Last year I was enrolled in a google project management course, and when I started it was amazing, I went through the coursework, doing all the activities slowly to learn the best of everything.
As predicted, things got boring because I was balancing it with coding and med school. I would eventually abandon it for 2 days, and come back to power through and finish it since I even got the course as a scholarship.
In all those times of boredom and frustration and resolving to do at least one lesson a day when I was dead tired, the idea of finishing the course and getting the certificate was surreal.
I imagined the dozens of jobs that would line up for me on LinkedIn when I announced that I had learned the art of project management. My dopamine levels when I thought of the certificate landing in my e-mail were research-worthy.
"The day has come". 98% progress on the overall coursework and all I had to do was fill out a questionnaire and 20 minutes of video. After the certificate landed in my mail, and I posted it on LinkedIn, I felt intense joy for 15 seconds, after that, all that was left was the screeching sound of hollowness. All that four months of work, for an orgasmic 15 seconds?
Taking two steps back
I laugh anytime I think of that period, and after swearing to never do a course for the sake of the future, I learned something from it.
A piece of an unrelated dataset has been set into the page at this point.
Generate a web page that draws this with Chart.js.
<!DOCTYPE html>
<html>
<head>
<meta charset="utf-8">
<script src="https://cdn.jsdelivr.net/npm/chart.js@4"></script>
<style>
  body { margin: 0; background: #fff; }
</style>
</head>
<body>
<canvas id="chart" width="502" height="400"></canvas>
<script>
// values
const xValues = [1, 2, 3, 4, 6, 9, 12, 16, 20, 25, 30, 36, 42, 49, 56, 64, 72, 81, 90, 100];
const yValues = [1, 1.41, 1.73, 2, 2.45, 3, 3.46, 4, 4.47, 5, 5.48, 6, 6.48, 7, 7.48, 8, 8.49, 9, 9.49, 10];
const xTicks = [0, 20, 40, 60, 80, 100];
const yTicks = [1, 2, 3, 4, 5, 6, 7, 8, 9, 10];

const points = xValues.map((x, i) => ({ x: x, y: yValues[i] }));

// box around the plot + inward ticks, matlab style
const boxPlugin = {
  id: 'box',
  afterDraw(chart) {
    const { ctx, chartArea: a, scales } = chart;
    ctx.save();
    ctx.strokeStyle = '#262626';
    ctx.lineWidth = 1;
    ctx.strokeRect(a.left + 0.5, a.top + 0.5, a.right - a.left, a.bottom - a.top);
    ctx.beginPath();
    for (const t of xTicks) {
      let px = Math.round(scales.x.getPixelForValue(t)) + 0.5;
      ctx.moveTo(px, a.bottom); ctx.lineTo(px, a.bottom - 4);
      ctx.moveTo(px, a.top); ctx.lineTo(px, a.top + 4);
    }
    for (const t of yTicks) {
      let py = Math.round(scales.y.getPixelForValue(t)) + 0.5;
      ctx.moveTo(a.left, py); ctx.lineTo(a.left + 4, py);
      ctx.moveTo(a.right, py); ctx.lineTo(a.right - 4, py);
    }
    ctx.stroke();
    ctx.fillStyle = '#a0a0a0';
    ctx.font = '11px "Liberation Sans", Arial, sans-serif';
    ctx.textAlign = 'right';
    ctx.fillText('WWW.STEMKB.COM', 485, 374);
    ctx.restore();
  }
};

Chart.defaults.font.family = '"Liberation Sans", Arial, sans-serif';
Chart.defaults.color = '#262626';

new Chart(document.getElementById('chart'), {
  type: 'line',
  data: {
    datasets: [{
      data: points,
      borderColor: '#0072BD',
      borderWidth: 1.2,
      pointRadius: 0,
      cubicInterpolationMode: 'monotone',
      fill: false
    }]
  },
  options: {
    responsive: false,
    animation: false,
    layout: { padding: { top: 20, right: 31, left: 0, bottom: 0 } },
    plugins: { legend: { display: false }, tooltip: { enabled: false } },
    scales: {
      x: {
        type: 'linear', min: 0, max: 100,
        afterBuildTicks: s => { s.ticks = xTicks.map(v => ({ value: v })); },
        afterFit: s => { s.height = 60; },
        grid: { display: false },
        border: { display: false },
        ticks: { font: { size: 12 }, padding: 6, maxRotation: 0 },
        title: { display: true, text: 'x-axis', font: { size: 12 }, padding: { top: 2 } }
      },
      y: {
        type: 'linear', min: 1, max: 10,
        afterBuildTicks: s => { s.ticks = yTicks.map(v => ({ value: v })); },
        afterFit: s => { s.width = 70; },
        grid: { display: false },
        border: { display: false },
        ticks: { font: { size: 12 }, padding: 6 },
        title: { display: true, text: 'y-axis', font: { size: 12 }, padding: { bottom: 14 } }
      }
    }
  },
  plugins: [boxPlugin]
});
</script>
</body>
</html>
We hardly remember the goals, but will almost always live in the memoirs of the journey.
I still miss writing those management letters and thinking I was a software consultant to a make-up agency used in the course.
That experience gives me joy, and even though I didn't have the wisdom to revel in the journey, I still find solace in thinking about it and other experiences.
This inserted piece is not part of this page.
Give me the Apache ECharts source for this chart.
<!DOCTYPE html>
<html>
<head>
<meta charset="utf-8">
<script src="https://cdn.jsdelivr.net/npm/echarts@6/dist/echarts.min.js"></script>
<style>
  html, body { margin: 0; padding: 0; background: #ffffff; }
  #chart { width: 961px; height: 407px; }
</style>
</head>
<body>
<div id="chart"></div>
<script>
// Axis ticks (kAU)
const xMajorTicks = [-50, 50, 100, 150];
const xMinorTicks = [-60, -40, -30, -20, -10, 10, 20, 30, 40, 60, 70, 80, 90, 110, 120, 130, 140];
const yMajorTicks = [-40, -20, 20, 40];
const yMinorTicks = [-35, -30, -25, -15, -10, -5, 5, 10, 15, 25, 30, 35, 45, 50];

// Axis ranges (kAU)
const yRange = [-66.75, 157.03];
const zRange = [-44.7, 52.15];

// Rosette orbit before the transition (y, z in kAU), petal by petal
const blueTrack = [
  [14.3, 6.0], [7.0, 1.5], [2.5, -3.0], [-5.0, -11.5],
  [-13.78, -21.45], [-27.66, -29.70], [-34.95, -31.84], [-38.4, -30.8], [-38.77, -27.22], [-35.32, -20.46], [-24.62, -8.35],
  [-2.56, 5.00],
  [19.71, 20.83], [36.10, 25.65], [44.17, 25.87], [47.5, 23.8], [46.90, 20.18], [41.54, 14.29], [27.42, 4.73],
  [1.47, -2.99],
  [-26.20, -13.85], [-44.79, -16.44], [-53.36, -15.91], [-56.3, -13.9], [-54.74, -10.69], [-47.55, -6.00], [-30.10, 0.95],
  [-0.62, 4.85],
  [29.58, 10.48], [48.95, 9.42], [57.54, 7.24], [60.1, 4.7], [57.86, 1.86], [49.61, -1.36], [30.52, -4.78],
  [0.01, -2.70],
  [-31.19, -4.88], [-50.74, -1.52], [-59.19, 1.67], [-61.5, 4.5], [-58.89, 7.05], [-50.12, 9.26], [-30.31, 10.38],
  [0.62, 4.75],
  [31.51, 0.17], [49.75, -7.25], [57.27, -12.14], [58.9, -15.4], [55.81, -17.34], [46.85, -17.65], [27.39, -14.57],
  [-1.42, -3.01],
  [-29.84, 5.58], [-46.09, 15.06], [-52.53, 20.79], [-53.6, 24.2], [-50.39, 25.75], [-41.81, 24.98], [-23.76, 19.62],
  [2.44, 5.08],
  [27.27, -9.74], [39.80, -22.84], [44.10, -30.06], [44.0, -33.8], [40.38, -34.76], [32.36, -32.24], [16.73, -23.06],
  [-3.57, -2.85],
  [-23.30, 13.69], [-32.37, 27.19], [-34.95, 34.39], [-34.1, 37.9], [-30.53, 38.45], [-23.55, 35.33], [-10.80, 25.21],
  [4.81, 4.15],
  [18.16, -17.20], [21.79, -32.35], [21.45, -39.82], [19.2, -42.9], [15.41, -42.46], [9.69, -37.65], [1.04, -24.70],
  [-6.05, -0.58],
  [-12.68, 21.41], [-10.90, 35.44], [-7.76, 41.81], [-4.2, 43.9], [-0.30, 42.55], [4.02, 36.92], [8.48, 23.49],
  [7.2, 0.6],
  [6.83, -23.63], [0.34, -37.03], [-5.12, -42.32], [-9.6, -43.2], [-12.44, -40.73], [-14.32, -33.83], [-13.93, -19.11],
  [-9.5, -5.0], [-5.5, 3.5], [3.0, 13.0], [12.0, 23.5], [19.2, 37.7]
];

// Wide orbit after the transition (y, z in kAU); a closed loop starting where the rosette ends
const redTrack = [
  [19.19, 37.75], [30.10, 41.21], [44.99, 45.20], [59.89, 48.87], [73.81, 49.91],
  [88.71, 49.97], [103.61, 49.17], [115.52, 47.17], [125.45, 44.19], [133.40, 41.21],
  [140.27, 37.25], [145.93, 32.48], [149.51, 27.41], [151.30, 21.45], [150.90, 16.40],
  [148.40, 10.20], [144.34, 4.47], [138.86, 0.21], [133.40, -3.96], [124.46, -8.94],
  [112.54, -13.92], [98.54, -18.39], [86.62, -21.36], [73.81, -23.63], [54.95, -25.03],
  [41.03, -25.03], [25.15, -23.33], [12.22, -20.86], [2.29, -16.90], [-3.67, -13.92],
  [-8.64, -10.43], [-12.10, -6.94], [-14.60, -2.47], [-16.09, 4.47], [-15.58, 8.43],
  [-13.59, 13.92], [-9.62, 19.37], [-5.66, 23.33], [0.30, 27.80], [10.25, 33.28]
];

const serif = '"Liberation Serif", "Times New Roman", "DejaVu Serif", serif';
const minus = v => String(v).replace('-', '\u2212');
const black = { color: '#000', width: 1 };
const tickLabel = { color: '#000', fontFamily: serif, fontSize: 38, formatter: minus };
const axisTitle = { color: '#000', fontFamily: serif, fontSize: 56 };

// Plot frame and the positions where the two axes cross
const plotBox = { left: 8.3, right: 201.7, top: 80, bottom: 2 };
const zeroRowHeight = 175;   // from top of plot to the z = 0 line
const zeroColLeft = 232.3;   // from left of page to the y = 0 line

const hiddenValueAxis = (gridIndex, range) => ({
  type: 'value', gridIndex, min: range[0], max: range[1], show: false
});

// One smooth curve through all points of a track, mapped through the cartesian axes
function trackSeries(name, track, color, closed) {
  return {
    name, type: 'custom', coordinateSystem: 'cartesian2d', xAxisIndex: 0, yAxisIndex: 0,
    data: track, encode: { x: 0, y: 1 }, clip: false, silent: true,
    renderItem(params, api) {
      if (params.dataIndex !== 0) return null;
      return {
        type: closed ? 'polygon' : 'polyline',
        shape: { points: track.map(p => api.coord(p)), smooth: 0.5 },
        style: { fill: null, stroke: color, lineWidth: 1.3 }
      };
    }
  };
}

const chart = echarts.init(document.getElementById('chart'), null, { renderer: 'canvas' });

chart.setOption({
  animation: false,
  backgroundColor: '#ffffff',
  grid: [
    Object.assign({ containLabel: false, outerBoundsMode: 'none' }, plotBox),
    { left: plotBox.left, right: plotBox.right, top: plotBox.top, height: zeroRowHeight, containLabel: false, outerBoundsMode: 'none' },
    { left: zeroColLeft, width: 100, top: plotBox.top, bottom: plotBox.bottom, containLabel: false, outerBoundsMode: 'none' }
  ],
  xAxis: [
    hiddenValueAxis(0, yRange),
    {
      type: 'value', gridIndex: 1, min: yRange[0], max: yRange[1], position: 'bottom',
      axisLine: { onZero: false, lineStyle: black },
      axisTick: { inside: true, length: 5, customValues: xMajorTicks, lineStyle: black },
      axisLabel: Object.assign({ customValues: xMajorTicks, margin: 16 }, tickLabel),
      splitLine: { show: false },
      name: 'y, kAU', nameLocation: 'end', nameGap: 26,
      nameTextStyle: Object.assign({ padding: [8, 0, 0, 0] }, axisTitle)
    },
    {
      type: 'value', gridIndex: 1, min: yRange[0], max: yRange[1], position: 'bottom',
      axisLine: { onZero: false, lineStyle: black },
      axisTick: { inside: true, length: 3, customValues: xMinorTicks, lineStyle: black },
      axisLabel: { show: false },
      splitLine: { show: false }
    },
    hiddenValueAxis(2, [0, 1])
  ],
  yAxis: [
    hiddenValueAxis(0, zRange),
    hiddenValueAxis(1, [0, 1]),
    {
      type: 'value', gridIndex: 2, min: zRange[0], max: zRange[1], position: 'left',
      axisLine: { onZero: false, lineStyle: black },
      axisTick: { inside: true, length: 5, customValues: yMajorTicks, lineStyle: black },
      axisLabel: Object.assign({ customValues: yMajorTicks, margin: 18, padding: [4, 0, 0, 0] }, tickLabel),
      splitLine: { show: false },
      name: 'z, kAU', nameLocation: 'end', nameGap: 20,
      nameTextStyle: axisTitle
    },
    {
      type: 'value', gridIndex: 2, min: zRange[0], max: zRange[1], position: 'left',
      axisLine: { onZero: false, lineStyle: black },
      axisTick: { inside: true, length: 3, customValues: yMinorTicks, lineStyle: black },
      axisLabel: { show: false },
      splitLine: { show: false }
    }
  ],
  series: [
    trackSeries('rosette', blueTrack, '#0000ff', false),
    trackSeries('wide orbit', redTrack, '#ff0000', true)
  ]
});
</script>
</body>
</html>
We are a bag of experiences, but we hardly find time to reminisce about the good, bad, and awesome things that have happened to us.
We keep facing the next big thing and hating ourselves for our shortcomings without remembering that some time ago we were just directionless internet-addicted zombies with no goals. At least now, we have goals, and we are making strides to achieve them. Be grateful for yourself buddy! You are doing a good job.
Does it matter?
I need you to understand that you can always be "doing" a good job. But you might never "do" a good job. Well except you die or get depressed and shut out the world. You'll always be getting better, be it at work or at relationships.
And if you believe that we can create our own heavens here on earth, you should also believe that life in its unadulterated form is meaningless, except that we can breathe different meanings to our life. This is the beauty of creation.
Now enough of that philosophy. Apart from having stories to tell our grandkids, here are three reasons, we should normalize reflecting and documenting our victories and struggles.
We learn to tell stories and communicate better. Nothing endears people better than someone to relatable stories. If you want to live your best life, believe me, storytelling is key. Storytelling is complex, I can't give you tips on how to go about it because I'm as clueless as you are but I can tell you that if you learn to live experiences that you love, your life will become a diary to dream of.
Change happens by knowing what isn't working. I am forcing myself to reflect at the end of every day so I can know my challenges and how I got better. Reflection coupled with action leads to sustainable progression. You feeling the bars 😎?
You cultivate gratitude, which is the greatest anti-depressant I know of.
Reflection as an Action
To start reflecting, I would have to leave it to you to decide how you wish to do it, but if you still want some advice, take out a piece of paper right now and think of a very difficult goal that you achieved, then forget about the goal and rather think of the all the difficulties, highs, lows and lessons you learned.
Write it as if you are telling a story. Do this often, and soon enough you'll have an infinite amount of reasons to be grateful.
I'll leave you with a quote that sums up everything I've just said.
There are two things to aim at in life.
First, to get what you want, and after that to enjoy it. Only the wisest of mankind achieve the second.